Il est par ailleurs précisé à l'article 1.1 b) "si l'agent service en qualité de mandataire accessoire, pour négocier la vente de véhicules neufs, les parties conviennent conformément à l'article 15 de la loi du 25 juin 1991 que les dispositions de ladite loi ne seront pas applicables à cette activité".
Par courrier du 24 juin 1996, la SA Renault France Automobiles a notifié à Richard Corgna la résiliation de ce contrat au 31 décembre 1996.
Sur l'application de la loi du 25 juin 1991:
Sans contester la teneur du contrat, Richard Corgna soutient qu'il a droit à une indemnité compensatrice de fin de contrat conformément à l'article 12 de la loi du 25 juin 1991.
Il entend se prévaloir de l'article 15 de la loi du 25 juin 1991 en son second alinéa qui dispose "cette renonciation est nulle si l'exécution du contrat fait apparaître que l'activité d'agence commerciale est exercée, en réalité, à titre principal ou déterminant".
Il expose en effet que son contrat d'agent service Renault était déterminant par rapport à son activité générale dans la mesure où le panneau de la marque attirait une grande partie de sa clientèle.

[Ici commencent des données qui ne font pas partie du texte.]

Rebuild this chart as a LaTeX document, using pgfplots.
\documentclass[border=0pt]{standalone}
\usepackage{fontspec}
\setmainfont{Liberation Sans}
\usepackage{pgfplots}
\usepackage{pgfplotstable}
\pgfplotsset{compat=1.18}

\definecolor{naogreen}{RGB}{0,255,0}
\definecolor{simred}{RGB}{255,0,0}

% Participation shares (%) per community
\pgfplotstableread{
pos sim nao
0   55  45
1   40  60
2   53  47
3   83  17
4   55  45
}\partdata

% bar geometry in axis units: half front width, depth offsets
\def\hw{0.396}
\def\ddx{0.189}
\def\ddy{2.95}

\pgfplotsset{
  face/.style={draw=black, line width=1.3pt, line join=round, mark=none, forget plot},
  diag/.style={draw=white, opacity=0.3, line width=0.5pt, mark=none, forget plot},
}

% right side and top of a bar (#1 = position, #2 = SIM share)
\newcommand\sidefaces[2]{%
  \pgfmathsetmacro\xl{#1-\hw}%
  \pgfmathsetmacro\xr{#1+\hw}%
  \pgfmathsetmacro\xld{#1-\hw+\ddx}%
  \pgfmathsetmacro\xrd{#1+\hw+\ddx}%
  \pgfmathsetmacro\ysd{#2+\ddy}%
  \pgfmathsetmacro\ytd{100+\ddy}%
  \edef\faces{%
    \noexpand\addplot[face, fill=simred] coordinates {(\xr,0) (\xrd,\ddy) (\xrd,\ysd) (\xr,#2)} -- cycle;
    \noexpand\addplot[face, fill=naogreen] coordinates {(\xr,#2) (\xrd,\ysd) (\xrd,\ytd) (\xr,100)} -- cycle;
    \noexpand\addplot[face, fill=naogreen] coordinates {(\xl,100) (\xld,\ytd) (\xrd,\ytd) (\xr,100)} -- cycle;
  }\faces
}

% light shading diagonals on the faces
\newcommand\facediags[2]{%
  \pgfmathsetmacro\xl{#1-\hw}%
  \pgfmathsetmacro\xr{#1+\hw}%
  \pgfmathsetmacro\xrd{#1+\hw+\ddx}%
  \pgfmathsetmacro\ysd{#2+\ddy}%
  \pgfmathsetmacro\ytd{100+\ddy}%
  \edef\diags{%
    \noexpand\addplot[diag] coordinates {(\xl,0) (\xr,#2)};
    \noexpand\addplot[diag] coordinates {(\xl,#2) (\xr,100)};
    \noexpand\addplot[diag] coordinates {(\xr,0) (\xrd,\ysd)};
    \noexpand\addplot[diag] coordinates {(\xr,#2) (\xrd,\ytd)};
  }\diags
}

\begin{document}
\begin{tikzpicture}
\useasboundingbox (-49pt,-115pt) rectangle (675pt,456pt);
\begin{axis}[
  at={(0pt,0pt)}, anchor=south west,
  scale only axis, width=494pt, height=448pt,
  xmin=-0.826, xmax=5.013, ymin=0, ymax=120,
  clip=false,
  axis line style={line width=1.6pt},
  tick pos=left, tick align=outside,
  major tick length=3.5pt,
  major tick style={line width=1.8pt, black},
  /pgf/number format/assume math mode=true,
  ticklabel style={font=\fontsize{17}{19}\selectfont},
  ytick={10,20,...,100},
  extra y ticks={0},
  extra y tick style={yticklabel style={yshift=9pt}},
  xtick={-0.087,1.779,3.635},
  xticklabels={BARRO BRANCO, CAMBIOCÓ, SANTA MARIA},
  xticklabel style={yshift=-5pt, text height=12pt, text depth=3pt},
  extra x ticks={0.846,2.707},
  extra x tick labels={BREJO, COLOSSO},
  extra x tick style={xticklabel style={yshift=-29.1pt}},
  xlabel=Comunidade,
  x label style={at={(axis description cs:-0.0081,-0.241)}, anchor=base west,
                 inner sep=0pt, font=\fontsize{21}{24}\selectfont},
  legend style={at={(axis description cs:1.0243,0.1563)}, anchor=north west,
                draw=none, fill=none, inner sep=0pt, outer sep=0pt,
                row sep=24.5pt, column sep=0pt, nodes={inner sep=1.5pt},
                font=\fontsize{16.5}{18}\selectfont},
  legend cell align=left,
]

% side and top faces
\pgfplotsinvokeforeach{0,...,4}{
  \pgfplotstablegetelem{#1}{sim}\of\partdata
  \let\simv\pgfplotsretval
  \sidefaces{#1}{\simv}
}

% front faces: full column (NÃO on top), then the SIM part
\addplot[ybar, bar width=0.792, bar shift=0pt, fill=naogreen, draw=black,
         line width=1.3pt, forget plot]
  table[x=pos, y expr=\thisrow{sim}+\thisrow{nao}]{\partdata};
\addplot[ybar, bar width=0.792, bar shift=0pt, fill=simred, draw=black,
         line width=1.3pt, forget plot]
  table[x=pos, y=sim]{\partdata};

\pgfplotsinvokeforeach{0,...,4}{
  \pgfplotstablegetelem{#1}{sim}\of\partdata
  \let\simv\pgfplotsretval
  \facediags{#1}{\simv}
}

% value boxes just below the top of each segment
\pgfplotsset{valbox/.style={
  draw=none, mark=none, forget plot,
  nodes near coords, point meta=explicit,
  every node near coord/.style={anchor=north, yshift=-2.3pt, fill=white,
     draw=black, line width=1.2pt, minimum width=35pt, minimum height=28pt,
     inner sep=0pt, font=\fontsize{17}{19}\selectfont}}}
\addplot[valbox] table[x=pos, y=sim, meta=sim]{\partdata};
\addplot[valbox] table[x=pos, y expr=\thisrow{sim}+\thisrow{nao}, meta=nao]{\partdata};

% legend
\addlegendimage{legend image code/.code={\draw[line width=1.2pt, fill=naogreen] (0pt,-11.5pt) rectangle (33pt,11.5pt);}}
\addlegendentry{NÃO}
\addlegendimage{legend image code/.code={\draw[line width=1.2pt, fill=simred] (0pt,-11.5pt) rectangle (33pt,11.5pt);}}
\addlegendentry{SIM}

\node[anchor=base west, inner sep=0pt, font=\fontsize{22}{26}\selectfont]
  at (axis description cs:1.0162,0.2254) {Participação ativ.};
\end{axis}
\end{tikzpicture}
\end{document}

Force est de constater cependant que Richard Corgna ne justifie nullement de cet état de fait et que tout au contraire, l'examen de son chiffre d'affaires pour les années concernées révèle le caractère tout à fait marginal de son activité d'agent service Renault qui ne lui a procuré que des sommes très modestes par rapport aux revenus tirés de ses autres activités:
- 1993: chiffre d'affaires 3 506 577 F, commissions vente de véhicules neufs 37 770 F,
- 1994: chiffre d'affaires 3 563 561 F, commissions vente de véhicules neufs 41 619,69 F,
- 1995: chiffre d'affaires 3 286 974 F, commissions vente de véhicules neufs 45 505,93 F,
- 1996: chiffre d'affaires 2 827 290 F, commissions vente de véhicules neufs 23 114 F.
Dès lors, en l'absence de tout élément susceptible de contredire ces chiffres, il apparaît que c'est à juste titre que l'activité de Richard Corgna en qualité de mandataire de la SA Renault France Automobiles a pu être qualifiée d'accessoire, justifiant l'exclusion du bénéfice du versement d'une indemnité compensatrice à l'issue des relations contractuelles avec le mandant.

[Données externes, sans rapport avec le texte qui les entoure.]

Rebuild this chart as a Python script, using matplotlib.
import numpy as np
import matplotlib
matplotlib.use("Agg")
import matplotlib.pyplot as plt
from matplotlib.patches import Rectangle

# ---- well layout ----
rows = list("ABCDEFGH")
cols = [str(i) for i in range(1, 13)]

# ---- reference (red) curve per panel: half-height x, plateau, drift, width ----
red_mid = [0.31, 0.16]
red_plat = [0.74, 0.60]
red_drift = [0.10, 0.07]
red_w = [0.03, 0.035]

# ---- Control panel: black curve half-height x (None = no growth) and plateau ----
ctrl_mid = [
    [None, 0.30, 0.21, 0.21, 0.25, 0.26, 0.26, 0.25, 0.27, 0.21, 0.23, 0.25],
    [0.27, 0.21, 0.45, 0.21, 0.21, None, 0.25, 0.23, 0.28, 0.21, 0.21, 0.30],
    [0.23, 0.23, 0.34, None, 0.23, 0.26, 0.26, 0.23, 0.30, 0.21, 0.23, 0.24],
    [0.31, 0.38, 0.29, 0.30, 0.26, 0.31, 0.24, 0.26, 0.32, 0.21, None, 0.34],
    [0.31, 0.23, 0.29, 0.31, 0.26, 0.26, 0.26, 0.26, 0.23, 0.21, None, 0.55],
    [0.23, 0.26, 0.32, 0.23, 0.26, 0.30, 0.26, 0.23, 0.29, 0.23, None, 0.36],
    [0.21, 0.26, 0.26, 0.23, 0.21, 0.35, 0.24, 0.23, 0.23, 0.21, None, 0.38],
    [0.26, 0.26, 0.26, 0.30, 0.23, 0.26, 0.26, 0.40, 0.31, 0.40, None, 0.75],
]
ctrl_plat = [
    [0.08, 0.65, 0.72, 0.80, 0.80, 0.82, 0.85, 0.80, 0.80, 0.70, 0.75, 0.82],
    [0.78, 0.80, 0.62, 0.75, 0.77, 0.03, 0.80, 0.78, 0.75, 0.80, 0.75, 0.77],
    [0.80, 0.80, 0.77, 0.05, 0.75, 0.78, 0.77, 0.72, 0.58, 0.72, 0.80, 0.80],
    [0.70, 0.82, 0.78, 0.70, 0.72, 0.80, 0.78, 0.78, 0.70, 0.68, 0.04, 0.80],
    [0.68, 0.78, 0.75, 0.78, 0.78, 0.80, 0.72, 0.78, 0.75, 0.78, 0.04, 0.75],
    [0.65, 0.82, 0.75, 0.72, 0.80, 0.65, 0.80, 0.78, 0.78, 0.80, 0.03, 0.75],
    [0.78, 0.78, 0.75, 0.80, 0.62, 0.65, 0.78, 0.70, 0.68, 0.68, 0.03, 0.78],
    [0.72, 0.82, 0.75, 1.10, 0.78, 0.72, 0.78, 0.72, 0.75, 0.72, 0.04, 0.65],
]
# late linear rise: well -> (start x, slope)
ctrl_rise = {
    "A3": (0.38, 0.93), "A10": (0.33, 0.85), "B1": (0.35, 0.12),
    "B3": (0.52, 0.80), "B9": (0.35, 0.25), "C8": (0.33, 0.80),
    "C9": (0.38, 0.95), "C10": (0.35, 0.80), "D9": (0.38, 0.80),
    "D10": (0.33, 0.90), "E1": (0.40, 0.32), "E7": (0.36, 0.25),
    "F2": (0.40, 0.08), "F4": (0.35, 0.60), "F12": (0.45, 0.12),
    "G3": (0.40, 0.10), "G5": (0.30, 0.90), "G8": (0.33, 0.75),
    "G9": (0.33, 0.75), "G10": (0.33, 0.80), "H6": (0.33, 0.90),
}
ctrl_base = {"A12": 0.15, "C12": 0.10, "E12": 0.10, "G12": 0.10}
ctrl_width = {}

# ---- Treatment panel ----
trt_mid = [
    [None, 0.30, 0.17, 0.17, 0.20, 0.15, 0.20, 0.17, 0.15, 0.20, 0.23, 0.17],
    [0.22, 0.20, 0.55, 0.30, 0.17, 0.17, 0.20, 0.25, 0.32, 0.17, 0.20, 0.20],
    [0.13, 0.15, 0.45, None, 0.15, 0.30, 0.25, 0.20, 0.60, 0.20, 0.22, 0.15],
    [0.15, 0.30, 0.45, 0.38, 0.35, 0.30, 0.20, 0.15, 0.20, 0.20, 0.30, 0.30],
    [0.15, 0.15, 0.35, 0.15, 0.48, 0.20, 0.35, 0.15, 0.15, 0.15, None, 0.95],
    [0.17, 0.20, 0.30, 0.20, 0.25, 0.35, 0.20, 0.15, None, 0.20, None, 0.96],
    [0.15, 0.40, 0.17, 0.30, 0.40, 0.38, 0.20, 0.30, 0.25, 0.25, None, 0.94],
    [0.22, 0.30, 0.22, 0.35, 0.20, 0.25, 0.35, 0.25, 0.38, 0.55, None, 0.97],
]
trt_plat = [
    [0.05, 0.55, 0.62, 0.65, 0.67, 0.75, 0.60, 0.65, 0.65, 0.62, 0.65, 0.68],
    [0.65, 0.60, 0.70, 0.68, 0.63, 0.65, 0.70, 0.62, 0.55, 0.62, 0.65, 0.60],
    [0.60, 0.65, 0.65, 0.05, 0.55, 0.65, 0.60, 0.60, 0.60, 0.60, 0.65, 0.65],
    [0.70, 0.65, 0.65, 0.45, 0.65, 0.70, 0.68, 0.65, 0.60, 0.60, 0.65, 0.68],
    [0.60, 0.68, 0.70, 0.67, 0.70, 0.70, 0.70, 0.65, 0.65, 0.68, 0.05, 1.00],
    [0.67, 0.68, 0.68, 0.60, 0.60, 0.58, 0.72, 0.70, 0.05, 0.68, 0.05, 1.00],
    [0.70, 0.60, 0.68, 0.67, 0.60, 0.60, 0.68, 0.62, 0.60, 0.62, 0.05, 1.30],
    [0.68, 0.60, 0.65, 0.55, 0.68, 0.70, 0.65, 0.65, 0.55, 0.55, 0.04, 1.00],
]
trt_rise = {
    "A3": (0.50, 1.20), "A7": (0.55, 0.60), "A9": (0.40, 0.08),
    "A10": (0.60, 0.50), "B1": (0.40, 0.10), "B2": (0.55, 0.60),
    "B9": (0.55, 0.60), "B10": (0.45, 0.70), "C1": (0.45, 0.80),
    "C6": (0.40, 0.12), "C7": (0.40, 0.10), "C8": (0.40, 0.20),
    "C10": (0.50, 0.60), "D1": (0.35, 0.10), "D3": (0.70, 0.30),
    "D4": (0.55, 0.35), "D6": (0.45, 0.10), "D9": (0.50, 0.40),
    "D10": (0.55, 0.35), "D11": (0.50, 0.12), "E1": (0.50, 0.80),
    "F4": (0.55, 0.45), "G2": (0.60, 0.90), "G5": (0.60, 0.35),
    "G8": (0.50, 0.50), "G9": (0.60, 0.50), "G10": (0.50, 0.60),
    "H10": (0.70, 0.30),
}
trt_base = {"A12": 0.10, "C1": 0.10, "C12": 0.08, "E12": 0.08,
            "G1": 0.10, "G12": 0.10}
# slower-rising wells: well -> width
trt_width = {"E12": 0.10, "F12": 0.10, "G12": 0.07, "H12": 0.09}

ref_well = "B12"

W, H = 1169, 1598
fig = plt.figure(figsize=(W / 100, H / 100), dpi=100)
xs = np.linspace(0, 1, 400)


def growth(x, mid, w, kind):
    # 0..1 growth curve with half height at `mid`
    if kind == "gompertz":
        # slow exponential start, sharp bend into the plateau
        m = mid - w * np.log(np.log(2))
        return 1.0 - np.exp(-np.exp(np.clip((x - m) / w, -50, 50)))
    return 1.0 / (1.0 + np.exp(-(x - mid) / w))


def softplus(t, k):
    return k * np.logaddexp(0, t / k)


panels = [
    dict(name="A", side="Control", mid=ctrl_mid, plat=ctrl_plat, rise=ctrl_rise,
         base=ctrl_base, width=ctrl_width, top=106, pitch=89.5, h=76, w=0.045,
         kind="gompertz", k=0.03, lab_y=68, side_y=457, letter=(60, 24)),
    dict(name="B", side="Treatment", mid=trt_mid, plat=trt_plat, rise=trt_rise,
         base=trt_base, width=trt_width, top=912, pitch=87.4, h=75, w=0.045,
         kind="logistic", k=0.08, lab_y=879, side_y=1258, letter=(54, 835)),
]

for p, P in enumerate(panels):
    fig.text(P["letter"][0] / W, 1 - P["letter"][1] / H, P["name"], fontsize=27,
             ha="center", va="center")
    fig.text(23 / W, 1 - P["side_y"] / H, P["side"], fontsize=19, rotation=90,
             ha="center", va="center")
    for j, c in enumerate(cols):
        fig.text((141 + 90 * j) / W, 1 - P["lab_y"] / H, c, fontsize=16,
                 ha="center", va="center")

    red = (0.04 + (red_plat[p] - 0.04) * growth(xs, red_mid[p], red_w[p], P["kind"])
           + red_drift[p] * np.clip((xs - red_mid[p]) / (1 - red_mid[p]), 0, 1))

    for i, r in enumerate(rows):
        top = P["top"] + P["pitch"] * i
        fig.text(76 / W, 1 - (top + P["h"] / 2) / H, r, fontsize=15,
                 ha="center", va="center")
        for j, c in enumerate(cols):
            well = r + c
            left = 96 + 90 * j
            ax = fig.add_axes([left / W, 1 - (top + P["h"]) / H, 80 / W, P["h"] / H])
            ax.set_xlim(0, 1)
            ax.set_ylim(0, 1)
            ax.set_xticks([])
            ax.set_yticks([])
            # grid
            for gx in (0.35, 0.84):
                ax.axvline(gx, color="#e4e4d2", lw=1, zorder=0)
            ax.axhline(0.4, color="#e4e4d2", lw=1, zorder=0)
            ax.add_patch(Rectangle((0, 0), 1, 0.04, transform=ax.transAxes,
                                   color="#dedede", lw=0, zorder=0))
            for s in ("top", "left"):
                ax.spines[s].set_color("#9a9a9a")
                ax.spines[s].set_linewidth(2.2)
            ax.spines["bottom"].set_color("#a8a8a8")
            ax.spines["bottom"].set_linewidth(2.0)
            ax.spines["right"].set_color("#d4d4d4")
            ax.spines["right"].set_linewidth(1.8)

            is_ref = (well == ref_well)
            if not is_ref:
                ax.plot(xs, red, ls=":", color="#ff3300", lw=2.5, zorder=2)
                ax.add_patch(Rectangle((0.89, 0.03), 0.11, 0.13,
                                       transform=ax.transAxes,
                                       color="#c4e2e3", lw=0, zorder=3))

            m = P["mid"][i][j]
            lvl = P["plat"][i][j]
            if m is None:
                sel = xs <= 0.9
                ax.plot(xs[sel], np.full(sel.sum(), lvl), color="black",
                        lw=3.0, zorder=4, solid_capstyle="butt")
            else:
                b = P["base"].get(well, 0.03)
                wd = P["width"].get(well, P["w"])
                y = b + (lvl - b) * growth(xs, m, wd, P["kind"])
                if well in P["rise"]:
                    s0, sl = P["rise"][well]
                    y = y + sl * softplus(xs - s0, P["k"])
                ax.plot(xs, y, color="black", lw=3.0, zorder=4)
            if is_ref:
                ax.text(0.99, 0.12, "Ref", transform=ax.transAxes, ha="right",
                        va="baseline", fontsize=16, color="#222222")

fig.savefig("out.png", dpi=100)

Sur la rupture abusive du contrat:
Richard Corgna soutient encore que la rupture du contrat est intervenue dans des conditions abusives mais ne verse aux débats aucun élément pour en justifier.
Aux termes de l'article 9.1 du contrat, il est prévu que chacune des deux parties peut y mettre fin à charge d'en prévenir l'autre partie par lettre recommandée avec accusé de réception en respectant un préavis de 6 mois.
Il apparaît que la SA Renault France Automobiles a parfaitement respecté ce formalisme et ce délai.
Par ailleurs, l'examen du chiffre d'affaires pour l'année 1996 fait effectivement apparaître une diminution des ventes de véhicules neufs sans que l'appelant justifie d'une conjoncture particulière ainsi qu'il le prétend.
En conséquence, le jugement sera confirmé en toutes ses dispositions.
Sur les frais irrépétibles
L'équité commande d'allouer à la SA Renault France Automobiles la somme de 2 000 euros au titre des dispositions de l'article 700 du nouveau Code de procédure civile.
Richard Corgna qui succombe supportera les entiers dépens.
Par ces motifs, LA COUR, statuant publiquement, contradictoirement, en dernier ressort et en matière civile, En la forme, reçoit Richard Corgna en son appel, Au fond, Le déboute de l'ensemble de ses demandes, Confirme le jugement du 13 mars 2000 en toutes ses dispositions, Y ajoutant, Condamne Richard Corgna à verser à la SA Renault France Automobiles la somme de 2 000 euros au titre des dispositions de l'article 700 du nouveau Code de procédure civile, Condamne Richard Corgna aux dépens qui seront recouvrés conformément aux dispositions de l'article 699 du nouveau Code de procédure civile.